The first "Ether Day" took place on October 16, 1846, when Dr. Warren removed a congenital tumor from the neck of his patient, Edward Gilbert Abbott (18251855), after he was sedated by Morton. The surgery was conducted within the amphitheater of Boston's Massachusetts General Hospital, thenceforth enshrined as the "Ether Dome." Warren reported this operation and a quick succession of additional operations prosecuted with diethyl ether in a classic paper titled, "Inhalation of ethereal vapor for the prevention of pain in surgical operations," published in the Boston Medical and Surgical Journal (J. C. Warren, 1846: »»). Many historians believe that Ether Dome Daguerreotype No. 1 commemorates the Ether Day surgery, a fictionalized tableau vivant staged with an actor substituting for Abbott in the chair. It has become widely known as "The Reenactment Daguerreotype," however my scholarship disputes this scenario and attributes the image to Parkman's treatment of a dislocated surgery on December 9, 1846 – an enactment, not a re-enactment (see Rowley, 2022: »»).
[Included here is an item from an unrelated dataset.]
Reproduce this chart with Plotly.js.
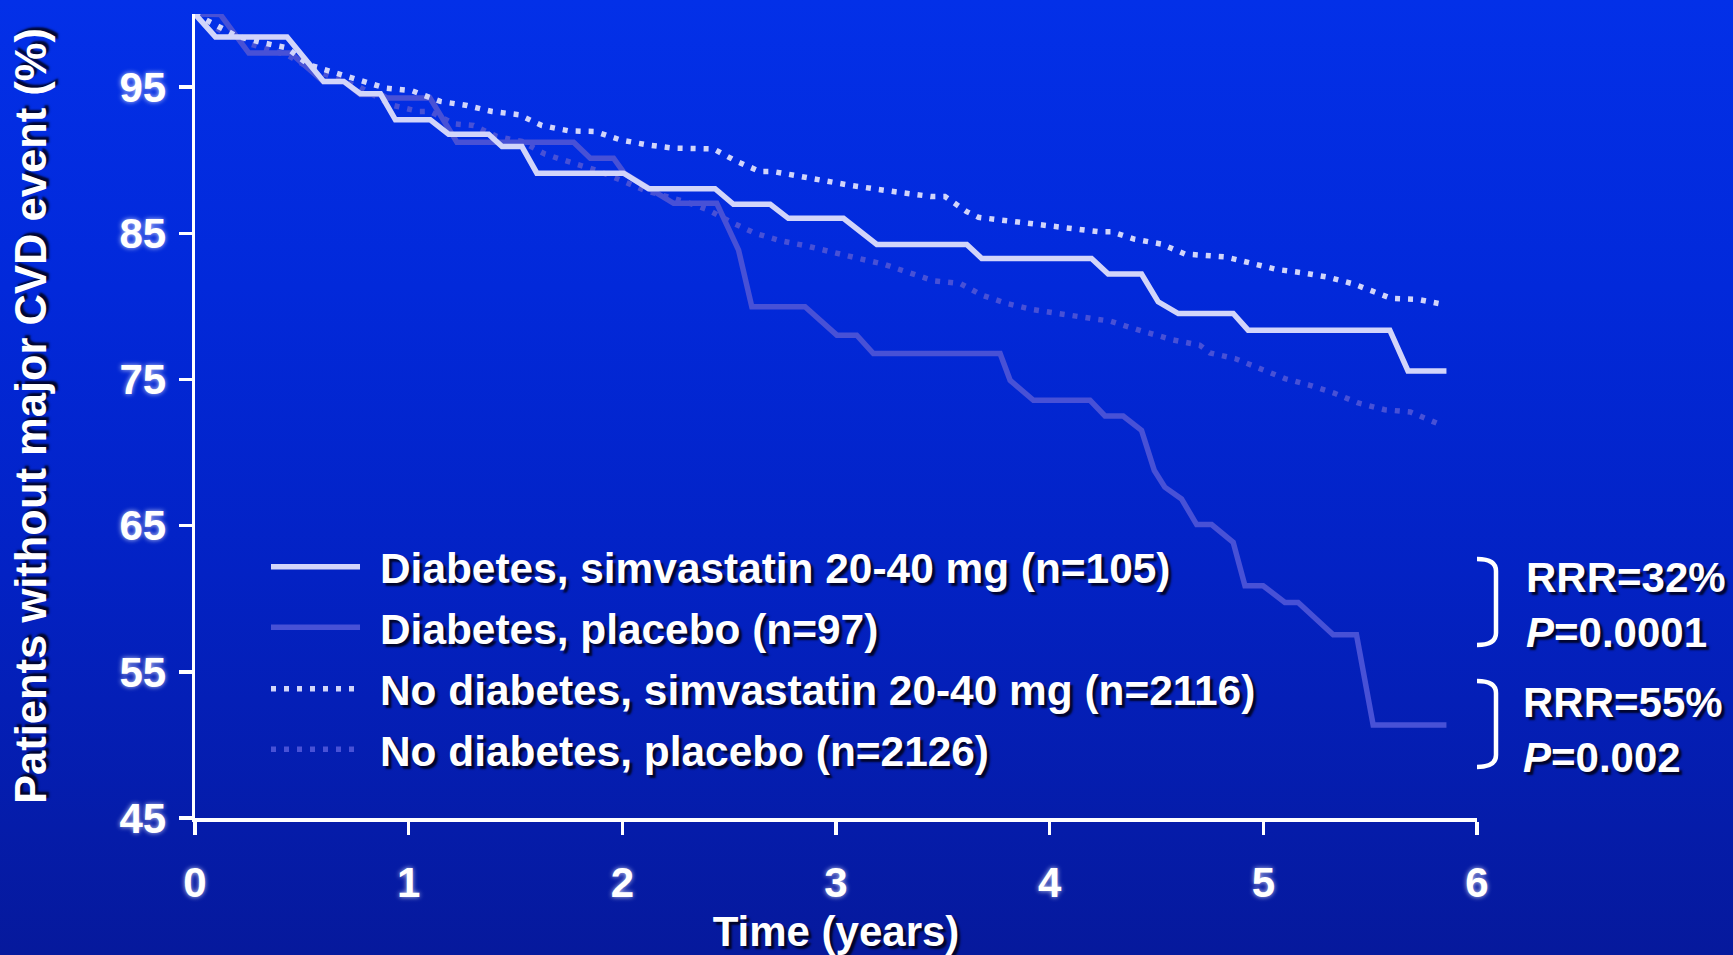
<!DOCTYPE html>
<html>
<head>
<meta charset="utf-8">
<script src="https://cdn.plot.ly/plotly-3.0.1.min.js"></script>
<style>
  html, body { margin: 0; padding: 0; }
  body {
    width: 1733px; height: 955px; overflow: hidden;
    background: linear-gradient(to bottom, #0330e8 0%, #0229da 30%, #0322c4 60%, #06199c 100%);
  }
  #chart { width: 1733px; height: 955px; }
</style>
</head>
<body>
<div id="chart"></div>
<script>
// ---- Data ----
const seriesNames = [
  "Diabetes, simvastatin 20-40 mg (n=105)",
  "Diabetes, placebo (n=97)",
  "No diabetes, simvastatin 20-40 mg (n=2116)",
  "No diabetes, placebo (n=2126)"
];

const diabSimvX = [0, 0.096, 0.431, 0.602, 0.696, 0.774, 0.868, 0.938, 1.101, 1.187, 1.374, 1.437, 1.53, 1.6, 2.006, 2.123, 2.434, 2.52, 2.692, 2.777, 3.035, 3.191, 3.612, 3.682, 4.196, 4.274, 4.43, 4.508, 4.602, 4.859, 4.929, 5.592, 5.677, 5.857];
const diabSimvY = [100, 98.43, 98.43, 95.39, 95.39, 94.54, 94.54, 92.76, 92.76, 91.78, 91.78, 90.93, 90.93, 89.11, 89.11, 88.05, 88.05, 86.98, 86.98, 86.02, 86.02, 84.24, 84.24, 83.28, 83.28, 82.21, 82.21, 80.31, 79.51, 79.51, 78.37, 78.37, 75.58, 75.58];

const diabPlacX = [0, 0.119, 0.252, 0.447, 0.6, 0.696, 0.774, 0.87, 0.9, 1.1, 1.226, 1.772, 1.85, 1.959, 2.01, 2.12, 2.24, 2.442, 2.544, 2.606, 2.855, 3.004, 3.097, 3.175, 3.768, 3.815, 3.924, 4.189, 4.259, 4.344, 4.43, 4.49, 4.539, 4.617, 4.688, 4.758, 4.859, 4.914, 4.999, 5.101, 5.163, 5.327, 5.436, 5.514, 5.857];
const diabPlacY = [100, 99.96, 97.33, 97.33, 95.39, 95.39, 94.5, 94.5, 94.25, 94.25, 91.23, 91.23, 90.14, 90.14, 89.1, 88.08, 87.05, 87.05, 83.85, 79.97, 79.97, 78.03, 78.03, 76.77, 76.77, 74.94, 73.57, 73.57, 72.5, 72.5, 71.52, 68.77, 67.63, 66.83, 65.07, 65.07, 63.86, 60.89, 60.89, 59.75, 59.75, 57.53, 57.53, 51.36, 51.36];

const noDiabSimvX = [0, 0.08, 0.197, 0.322, 0.431, 0.532, 0.649, 0.766, 0.891, 1.016, 1.148, 1.273, 1.39, 1.515, 1.624, 1.748, 1.873, 1.99, 2.115, 2.24, 2.427, 2.528, 2.645, 2.707, 2.887, 3.074, 3.261, 3.448, 3.51, 3.612, 3.667, 3.853, 4.04, 4.227, 4.29, 4.399, 4.524, 4.578, 4.633, 4.82, 4.937, 5.062, 5.183, 5.308, 5.425, 5.542, 5.6, 5.725, 5.82];
const noDiabSimvY = [100, 99.39, 98.47, 98.02, 97.68, 96.53, 96.03, 95.44, 94.93, 94.75, 94.02, 93.74, 93.33, 93.11, 92.37, 92.01, 91.96, 91.39, 91.05, 90.82, 90.77, 89.97, 89.22, 89.22, 88.72, 88.26, 87.87, 87.51, 87.51, 86.48, 86.09, 85.79, 85.45, 85.11, 85.11, 84.59, 84.26, 83.97, 83.58, 83.39, 83.01, 82.53, 82.3, 81.98, 81.52, 80.88, 80.54, 80.47, 80.2];

const noDiabPlacX = [0, 0.08, 0.2, 0.32, 0.43, 0.55, 0.66, 0.77, 0.914, 1.047, 1.101, 1.211, 1.304, 1.413, 1.53, 1.639, 1.756, 1.873, 1.99, 2.1, 2.224, 2.286, 2.403, 2.505, 2.622, 2.739, 2.863, 2.988, 3.105, 3.222, 3.339, 3.456, 3.581, 3.682, 3.799, 3.916, 4.04, 4.165, 4.282, 4.407, 4.524, 4.578, 4.703, 4.75, 4.867, 4.984, 5.101, 5.218, 5.331, 5.444, 5.568, 5.688, 5.83];
const noDiabPlacY = [100, 99.2, 98.2, 97.7, 97.2, 96.2, 95.6, 95.0, 93.79, 93.33, 93.33, 92.49, 92.37, 91.62, 91.28, 90.41, 89.86, 89.34, 88.65, 87.96, 87.44, 87.2, 86.59, 85.79, 85.0, 84.49, 84.13, 83.74, 83.28, 82.89, 82.32, 81.75, 81.57, 80.77, 80.2, 79.79, 79.51, 79.24, 78.99, 78.42, 77.96, 77.7, 77.34, 76.81, 76.43, 75.74, 75.06, 74.6, 74.07, 73.39, 72.93, 72.77, 71.9];

const yTickVals = [45, 55, 65, 75, 85, 95];
const xTickVals = [0, 1, 2, 3, 4, 5, 6];
const rrrTexts = ["RRR=32%<br><i>P</i>=0.0001", "RRR=55%<br><i>P</i>=0.002"];

// ---- Styles ----
const LIGHT = "#d2d5fa";
const DARK = "#4851d6";
const FONT = "Liberation Sans, Arial, sans-serif";
const darkShadow = "3px 3px 2px rgba(0,0,20,0.85)";
const glow = "0px 0px 5px rgba(255,255,255,0.75)";
const dotDash = "5px,8px";

const traces = [
  {x: noDiabPlacX, y: noDiabPlacY, name: seriesNames[3], mode: "lines",
   line: {color: DARK, width: 5.5, dash: dotDash}},
  {x: diabPlacX, y: diabPlacY, name: seriesNames[1], mode: "lines",
   line: {color: DARK, width: 5.5}},
  {x: noDiabSimvX, y: noDiabSimvY, name: seriesNames[2], mode: "lines",
   line: {color: LIGHT, width: 5.5, dash: dotDash}},
  {x: diabSimvX, y: diabSimvY, name: seriesNames[0], mode: "lines",
   line: {color: LIGHT, width: 5.5}}
];

// plot area geometry (px)
const W = 1733, H = 955;
const mL = 195, mR = 256, mT = 14, mB = 137;
const pw = W - mL - mR, ph = H - mT - mB;
const px = v => (v - mL) / pw;
const py = v => (H - mB - v) / ph;

// manual legend
const legendRows = [566.7, 627.3, 688.7, 749.3];
const legendOrder = [
  {name: seriesNames[0], color: LIGHT, dash: "solid"},
  {name: seriesNames[1], color: DARK, dash: "solid"},
  {name: seriesNames[2], color: LIGHT, dash: dotDash},
  {name: seriesNames[3], color: DARK, dash: dotDash}
];
const shapes = [];
const annotations = [];
legendOrder.forEach((it, i) => {
  shapes.push({type: "line", xref: "paper", yref: "paper",
    x0: px(271), x1: px(360), y0: py(legendRows[i]), y1: py(legendRows[i]),
    line: {color: it.color, width: 5.5, dash: it.dash}});
  annotations.push({xref: "paper", yref: "paper", x: px(378), y: py(legendRows[i] + 2),
    xanchor: "left", yanchor: "middle", showarrow: false, text: it.name,
    font: {family: FONT, size: 42.4, color: "#ffffff", weight: 700, shadow: darkShadow}});
});

// brackets
function bracket(top, bot) {
  const xl = px(1477), xr = px(1496), r = 12;
  const yt = py(top), yb = py(bot);
  const ryT = r / ph;
  return "M" + xl + "," + yt +
    " Q" + xr + "," + yt + " " + xr + "," + (yt - ryT) +
    " L" + xr + "," + (yb + ryT) +
    " Q" + xr + "," + yb + " " + xl + "," + yb;
}
shapes.push({type: "path", xref: "paper", yref: "paper", path: bracket(559, 645),
  line: {color: "#ffffff", width: 4.5}});
shapes.push({type: "path", xref: "paper", yref: "paper", path: bracket(681, 767),
  line: {color: "#ffffff", width: 4.5}});

annotations.push({xref: "paper", yref: "paper", x: px(1524), y: py(605),
  xanchor: "left", yanchor: "middle", showarrow: false, align: "left", text: rrrTexts[0],
  font: {family: FONT, size: 42, color: "#ffffff", weight: 700, shadow: darkShadow}});
annotations.push({xref: "paper", yref: "paper", x: px(1521), y: py(730),
  xanchor: "left", yanchor: "middle", showarrow: false, align: "left", text: rrrTexts[1],
  font: {family: FONT, size: 42, color: "#ffffff", weight: 700, shadow: darkShadow}});

const layout = {
  width: W, height: H,
  margin: {l: mL, r: mR, t: mT, b: mB, pad: 0},
  paper_bgcolor: "rgba(0,0,0,0)",
  plot_bgcolor: "rgba(0,0,0,0)",
  showlegend: false,
  font: {family: FONT, color: "#ffffff"},
  xaxis: {
    range: [0, 6], tickvals: xTickVals, ticktext: xTickVals.map(String),
    showgrid: false, zeroline: false, showline: true, linecolor: "#ffffff", linewidth: 3.5,
    ticks: "outside", ticklen: 13, tickwidth: 3.5, tickcolor: "#ffffff",
    ticklabelstandoff: 12,
    tickfont: {family: FONT, size: 42, color: "#ffffff", weight: 700, shadow: glow},
    title: {text: "Time (years)", standoff: 12,
      font: {family: FONT, size: 42, color: "#ffffff", weight: 700, shadow: darkShadow}},
    automargin: false, fixedrange: true
  },
  yaxis: {
    range: [45, 100], tickvals: yTickVals, ticktext: yTickVals.map(String),
    showgrid: false, zeroline: false, showline: true, linecolor: "#ffffff", linewidth: 3.5,
    ticks: "outside", ticklen: 13, tickwidth: 3.5, tickcolor: "#ffffff",
    ticklabelstandoff: 4,
    tickfont: {family: FONT, size: 42, color: "#ffffff", weight: 700, shadow: glow},
    title: {text: "\u00a0\u00a0Patients without major CVD event (%)", standoff: 60,
      font: {family: FONT, size: 43.5, color: "#ffffff", weight: 700, shadow: darkShadow}},
    automargin: false, fixedrange: true
  },
  shapes: shapes,
  annotations: annotations
};

Plotly.newPlot("chart", traces, layout, {displayModeBar: false, staticPlot: true});
</script>
</body>
</html>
Approximately one year later, Warren completed his monograph on the physiological actions of etherization, drawing from over two hundred cases prosecuted at Massachusetts General Hospital to constitute the first textbook on anaesthesia, titled, Etherization; with surgical remarks (J. C. Warren, 1848: »»). It is this work which includes the case notes for a remarkable exploratory and intervention surgery of a diseased fibula afflicting a young Portuguese seaman, Francis Manuel, who is portrayed in EDD Nos. 3-5. The thirty-minute surgery for a large osseous-serous tumor would have been impossible without anaesthetics, considering the peroneal nerve was involved and required its separation from the surface of the tumor (ibid ; p. 50-51: »»). The other two daguerreotypes were taken prior to the surgery and in one of these, known as EDD No. 3, Dr. Warren's son, J. Mason Warren, is seen palpating the mass on the side of Manuel's knee, indicating for the camera the surgical target site. During the operation a perforator was used on the fibula, but no sign of malignancy was found, so it was decided to "remove the externo-lateral wall of the bony tumour," and leave the question of its extirpation subject to "subsequent events." Swelling of the peroneal nerve recurred soon after the operation and Manuel went under the knife again on October 2, culminating in a transverse amputation of the lower leg, with sectioning of the young sailor's fibula up to the head. After the amputation Warren found no indications of a fracture in the dissected part, nor any signs of malignacy, and in his personal notes on the case he expressed dissatisfaction with the operation, thinking he could have spared the limb, but surmising that the limb would have remained "troublesome" in life ( E. Warren, "The Life of John Collins Warren, M.D." Boston, 1860: Ticknor & Fields; vol. 2, p. 191 »»).